The fact that non-technical people streaming/download is similar from a technological standpoint to listen in store and sell concerns me.

Whether copies are made or kept by the recipient is a decision of what software is used by the recipient. The recipient can throw away any caches and turn a "download" into a "stream" and they can keep the caches long-term and turn a "stream" into a "download". While the sender may send some metadata suggesting the wishes of the sender, that is metadata just like any other metadata (including rights management information, and so-on).

The more non-technical people believe these things are technologically distinct rather than socially or contractually distinct, the more they may seek to impose laws which force them to appear to be technologically distinct.

This is the bases of technological measures being abused to infringe the rights of technology owners: if you disallow the owner from being in control of what they own, then it is no longer the recipient of the data that is able to make any of these software decisions.

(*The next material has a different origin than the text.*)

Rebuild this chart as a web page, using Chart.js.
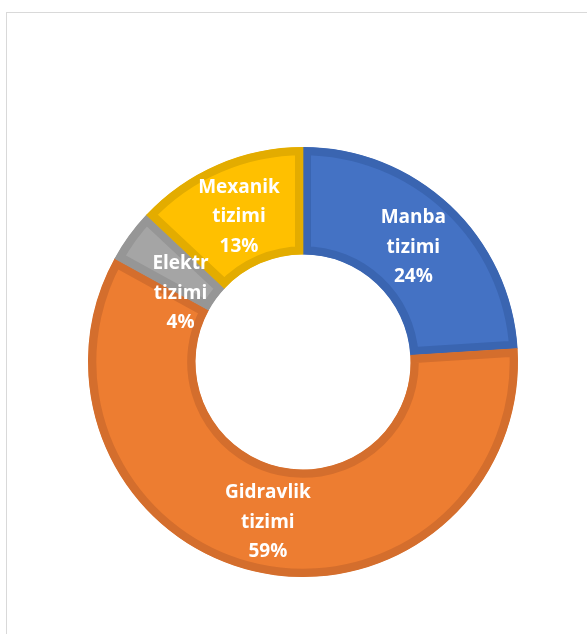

Note: Anti-owner TPMs don't necessarily help copyright holders, enforce streaming vs downloading, or enforce copyright license agreements. These measures transfer control from property owners to third parties, but these third parties are most often the device manufacturers. Device manufacturers can ignore the wishes of copyright holders as well, and given they have more economic/etc clout will be in a far better negotiating position than private citizens.

P.S. See what I wrote at the time on G+

While downloading a stream of the Supreme Court of Canada Webcast for December 6+7, a friend repeated the question about why lawyers like to differentiate "downloads" from "streams".

Separate the activities, when necessary to distinguish

I think the essence of Justices Abella and Moldaver's analysis is two-fold: first, adopt the perspective of the user and consider the entire transaction and second, only if necessary, decompose the transaction into distinct activities. Is the purpose of the transaction to create a durable copy? If so, then the transaction should be considered in the context of the reproduction right. If not, but instead there is an ephemeral presentation of the work, then the transaction should be evaluated as a communication.

Where the purposes of the user and service provider coincide, this is probably all that is necessary. Things may get more complicated where the two have different goals. If, say, the user retains a copy of the transmission which the provider did not intend, then there are likely two separate activities which may be analysed independently. The service provider is still likely communicating the work, but the user may separately be reproducing it. I think this approach is implicit in para. 41 of ESA.

In neither case will the details of the technology be determinative. The Court has emphasized quite firmly that the law is based on the actions and intentions of the human actors, not the details of the mechanisms involved.

For clarity: law/lawyers/politicians/etc vs tech/technologists

I should clarify my concern.

Rather than law and technology working together, I worry there is an increasing divide growing between the law and technology and the people involved in creating/manipulating them.

Technology people feel that they can write code to circumvent the law, thinking that the law is something that the Internet/etc should just "route around".

Legal people feeling that they can/should write law to circumvent the normal workings of technology, including but not limited to denying technology owners the basic right to control their own property for otherwise lawful purposes.

This growing divide shows itself in a number of ways. Cory Doctorow's current stump speech is about "war against the general purpose computer", and is much more direct than my related "4 owners" speech. We have both also written about "geek politics" and the harm of technologists ignoring politics and falsely believing they can write code to solve any problem.